§ PROVIDED MATERIAL
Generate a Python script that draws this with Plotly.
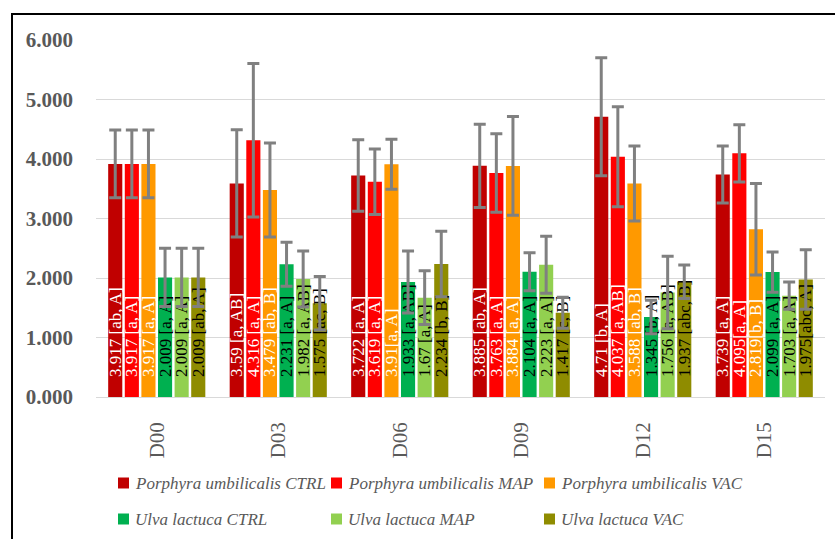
import plotly.graph_objects as go

days = ["D00", "D03", "D06", "D09", "D12", "D15"]

series_names = [
    "Porphyra umbilicalis CTRL", "Porphyra umbilicalis MAP", "Porphyra umbilicalis VAC",
    "Ulva lactuca CTRL", "Ulva lactuca MAP", "Ulva lactuca VAC",
]

p_ctrl = [3.917, 3.59, 3.722, 3.885, 4.71, 3.739]
p_map = [3.917, 4.316, 3.619, 3.763, 4.037, 4.095]
p_vac = [3.917, 3.479, 3.91, 3.884, 3.588, 2.819]
u_ctrl = [2.009, 2.231, 1.933, 2.104, 1.345, 2.099]
u_map = [2.009, 1.982, 1.67, 2.223, 1.756, 1.703]
u_vac = [2.009, 1.575, 2.234, 1.417, 1.937, 1.975]

p_ctrl_err = [0.57, 0.90, 0.60, 0.70, 0.99, 0.48]
p_map_err = [0.57, 1.29, 0.55, 0.66, 0.84, 0.48]
p_vac_err = [0.57, 0.79, 0.42, 0.83, 0.63, 0.77]
u_ctrl_err = [0.49, 0.37, 0.52, 0.32, 0.28, 0.34]
u_map_err = [0.49, 0.47, 0.45, 0.48, 0.61, 0.23]
u_vac_err = [0.49, 0.45, 0.55, 0.26, 0.28, 0.50]

p_ctrl_lbl = ["[ab, A]", "[a, AB]", "[a, A]", "[ab, A]", "[b, A]", "[a, A]"]
p_map_lbl = ["[a, A]", "[a, A]", "[a, A]", "[a, A]", "[a, AB]", "[a, A]"]
p_vac_lbl = ["[a, A]", "[ab, B]", "[a, A]", "[a, A]", "[ab, B]", "[b, B]"]
u_ctrl_lbl = ["[a, A]", "[a, A]", "[a, AB]", "[a, A]", "[b, A]", "[a, A]"]
u_map_lbl = ["[a, A]", "[a, AB]", "[a, A]", "[a, A]", "[a, AB]", "[a, A]"]
u_vac_lbl = ["[ab, A]", "[ac, B]", "[b, B]", "[c, B]", "[abc, B]", "[abc, A]"]

# label separators as in the original (some have no space)
p_map_sep = [" ", " ", " ", " ", " ", ""]
p_vac_sep = [" ", " ", "", " ", " ", ""]
u_vac_sep = [" ", " ", " ", " ", " ", ""]

colors = ["#C00000", "#FF0000", "#FF9900", "#00B050", "#92D050", "#8F8C00"]
text_colors = ["white", "white", "white", "black", "black", "black"]

values = [p_ctrl, p_map, p_vac, u_ctrl, u_map, u_vac]
errors = [p_ctrl_err, p_map_err, p_vac_err, u_ctrl_err, u_map_err, u_vac_err]
labels = [p_ctrl_lbl, p_map_lbl, p_vac_lbl, u_ctrl_lbl, u_map_lbl, u_vac_lbl]
seps = [[" "] * 6, p_map_sep, p_vac_sep, [" "] * 6, [" "] * 6, u_vac_sep]

PAD = "\u00a0" * 4  # lifts the label off the bar base, as in the original

fig = go.Figure()
for i in range(6):
    texts = [f"{PAD}{v:g}{s}{l}" for v, s, l in zip(values[i], seps[i], labels[i])]
    fig.add_trace(go.Bar(
        x=days, y=values[i], name=series_names[i],
        marker=dict(color=colors[i], line=dict(width=0)),
        error_y=dict(type="data", array=errors[i], color="#808080", thickness=3, width=6),
        text=texts, textposition="inside", insidetextanchor="start", textangle=-90,
        textfont=dict(family="Liberation Serif", size=17, color=text_colors[i]),
        showlegend=False,
    ))

# Manual legend (3 columns x 2 rows), pixel positions converted to paper coords
PLOT_L, PLOT_W, PLOT_B, PLOT_H = 96, 729, 397, 357
col_x = [118, 331, 544]
row_y = [483, 519]
SW = 11
shapes = []
annotations = []
for i, name in enumerate(series_names):
    cx = col_x[i % 3]
    cy = row_y[i // 3]
    shapes.append(dict(
        type="rect", xref="paper", yref="paper",
        x0=(cx - PLOT_L) / PLOT_W, x1=(cx + SW - PLOT_L) / PLOT_W,
        y0=(PLOT_B - (cy + SW / 2)) / PLOT_H, y1=(PLOT_B - (cy - SW / 2)) / PLOT_H,
        fillcolor=colors[i], line=dict(width=0),
    ))
    annotations.append(dict(
        xref="paper", yref="paper", x=(cx + SW + 4 - PLOT_L) / PLOT_W,
        y=(PLOT_B - cy) / PLOT_H, xanchor="left", yanchor="middle",
        text=name, showarrow=False,
        font=dict(family="Liberation Serif", size=17, color="#595959", style="italic"),
    ))

shapes.append(dict(
    type="rect", xref="paper", yref="paper",
    x0=(12 - PLOT_L) / PLOT_W, x1=1.5, y0=-2, y1=1 + (40 - 14) / PLOT_H,
    line=dict(color="black", width=2), fillcolor="rgba(0,0,0,0)", layer="above",
))

fig.update_layout(
    width=835, height=539,
    margin=dict(l=96, r=10, t=40, b=142),
    paper_bgcolor="white", plot_bgcolor="white",
    barmode="group", bargap=0.18, bargroupgap=0.15,
    uniformtext=dict(minsize=17, mode="show"),
    showlegend=False,
    xaxis=dict(
        tickangle=-90, showgrid=False, showline=False, ticks="",
        tickfont=dict(family="Liberation Serif", size=21, color="#595959"),
        ticklabelstandoff=20,
    ),
    yaxis=dict(
        range=[0, 6], tickvals=[0, 1, 2, 3, 4, 5, 6], tickformat=".3f",
        showgrid=True, gridcolor="#D9D9D9", gridwidth=1,
        zeroline=True, zerolinecolor="#D9D9D9", zerolinewidth=1,
        showline=False, ticks="",
        tickfont=dict(family="Liberation Serif", size=21, color="#595959", weight="bold"),
        ticklabelstandoff=22,
    ),
    shapes=shapes,
    annotations=annotations,
)

fig.write_html("out.html")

§ THE EXERCISE
Would you set down the listing exactly, omitting pictures?

§ SOLVED PROBLEM
Generate a Python script that draws this with Plotly.
import plotly.graph_objects as go

days = ["D00", "D03", "D06", "D09", "D12", "D15"]

series_names = [
    "Porphyra umbilicalis CTRL", "Porphyra umbilicalis MAP", "Porphyra umbilicalis VAC",
    "Ulva lactuca CTRL", "Ulva lactuca MAP", "Ulva lactuca VAC",
]

p_ctrl = [3.917, 3.59, 3.722, 3.885, 4.71, 3.739]
p_map = [3.917, 4.316, 3.619, 3.763, 4.037, 4.095]
p_vac = [3.917, 3.479, 3.91, 3.884, 3.588, 2.819]
u_ctrl = [2.009, 2.231, 1.933, 2.104, 1.345, 2.099]
u_map = [2.009, 1.982, 1.67, 2.223, 1.756, 1.703]
u_vac = [2.009, 1.575, 2.234, 1.417, 1.937, 1.975]

p_ctrl_err = [0.57, 0.90, 0.60, 0.70, 0.99, 0.48]
p_map_err = [0.57, 1.29, 0.55, 0.66, 0.84, 0.48]
p_vac_err = [0.57, 0.79, 0.42, 0.83, 0.63, 0.77]
u_ctrl_err = [0.49, 0.37, 0.52, 0.32, 0.28, 0.34]
u_map_err = [0.49, 0.47, 0.45, 0.48, 0.61, 0.23]
u_vac_err = [0.49, 0.45, 0.55, 0.26, 0.28, 0.50]

p_ctrl_lbl = ["[ab, A]", "[a, AB]", "[a, A]", "[ab, A]", "[b, A]", "[a, A]"]
p_map_lbl = ["[a, A]", "[a, A]", "[a, A]", "[a, A]", "[a, AB]", "[a, A]"]
p_vac_lbl = ["[a, A]", "[ab, B]", "[a, A]", "[a, A]", "[ab, B]", "[b, B]"]
u_ctrl_lbl = ["[a, A]", "[a, A]", "[a, AB]", "[a, A]", "[b, A]", "[a, A]"]
u_map_lbl = ["[a, A]", "[a, AB]", "[a, A]", "[a, A]", "[a, AB]", "[a, A]"]
u_vac_lbl = ["[ab, A]", "[ac, B]", "[b, B]", "[c, B]", "[abc, B]", "[abc, A]"]

# label separators as in the original (some have no space)
p_map_sep = [" ", " ", " ", " ", " ", ""]
p_vac_sep = [" ", " ", "", " ", " ", ""]
u_vac_sep = [" ", " ", " ", " ", " ", ""]

colors = ["#C00000", "#FF0000", "#FF9900", "#00B050", "#92D050", "#8F8C00"]
text_colors = ["white", "white", "white", "black", "black", "black"]

values = [p_ctrl, p_map, p_vac, u_ctrl, u_map, u_vac]
errors = [p_ctrl_err, p_map_err, p_vac_err, u_ctrl_err, u_map_err, u_vac_err]
labels = [p_ctrl_lbl, p_map_lbl, p_vac_lbl, u_ctrl_lbl, u_map_lbl, u_vac_lbl]
seps = [[" "] * 6, p_map_sep, p_vac_sep, [" "] * 6, [" "] * 6, u_vac_sep]

PAD = "\u00a0" * 4  # lifts the label off the bar base, as in the original

fig = go.Figure()
for i in range(6):
    texts = [f"{PAD}{v:g}{s}{l}" for v, s, l in zip(values[i], seps[i], labels[i])]
    fig.add_trace(go.Bar(
        x=days, y=values[i], name=series_names[i],
        marker=dict(color=colors[i], line=dict(width=0)),
        error_y=dict(type="data", array=errors[i], color="#808080", thickness=3, width=6),
        text=texts, textposition="inside", insidetextanchor="start", textangle=-90,
        textfont=dict(family="Liberation Serif", size=17, color=text_colors[i]),
        showlegend=False,
    ))

# Manual legend (3 columns x 2 rows), pixel positions converted to paper coords
PLOT_L, PLOT_W, PLOT_B, PLOT_H = 96, 729, 397, 357
col_x = [118, 331, 544]
row_y = [483, 519]
SW = 11
shapes = []
annotations = []
for i, name in enumerate(series_names):
    cx = col_x[i % 3]
    cy = row_y[i // 3]
    shapes.append(dict(
        type="rect", xref="paper", yref="paper",
        x0=(cx - PLOT_L) / PLOT_W, x1=(cx + SW - PLOT_L) / PLOT_W,
        y0=(PLOT_B - (cy + SW / 2)) / PLOT_H, y1=(PLOT_B - (cy - SW / 2)) / PLOT_H,
        fillcolor=colors[i], line=dict(width=0),
    ))
    annotations.append(dict(
        xref="paper", yref="paper", x=(cx + SW + 4 - PLOT_L) / PLOT_W,
        y=(PLOT_B - cy) / PLOT_H, xanchor="left", yanchor="middle",
        text=name, showarrow=False,
        font=dict(family="Liberation Serif", size=17, color="#595959", style="italic"),
    ))

shapes.append(dict(
    type="rect", xref="paper", yref="paper",
    x0=(12 - PLOT_L) / PLOT_W, x1=1.5, y0=-2, y1=1 + (40 - 14) / PLOT_H,
    line=dict(color="black", width=2), fillcolor="rgba(0,0,0,0)", layer="above",
))

fig.update_layout(
    width=835, height=539,
    margin=dict(l=96, r=10, t=40, b=142),
    paper_bgcolor="white", plot_bgcolor="white",
    barmode="group", bargap=0.18, bargroupgap=0.15,
    uniformtext=dict(minsize=17, mode="show"),
    showlegend=False,
    xaxis=dict(
        tickangle=-90, showgrid=False, showline=False, ticks="",
        tickfont=dict(family="Liberation Serif", size=21, color="#595959"),
        ticklabelstandoff=20,
    ),
    yaxis=dict(
        range=[0, 6], tickvals=[0, 1, 2, 3, 4, 5, 6], tickformat=".3f",
        showgrid=True, gridcolor="#D9D9D9", gridwidth=1,
        zeroline=True, zerolinecolor="#D9D9D9", zerolinewidth=1,
        showline=False, ticks="",
        tickfont=dict(family="Liberation Serif", size=21, color="#595959", weight="bold"),
        ticklabelstandoff=22,
    ),
    shapes=shapes,
    annotations=annotations,
)

fig.write_html("out.html")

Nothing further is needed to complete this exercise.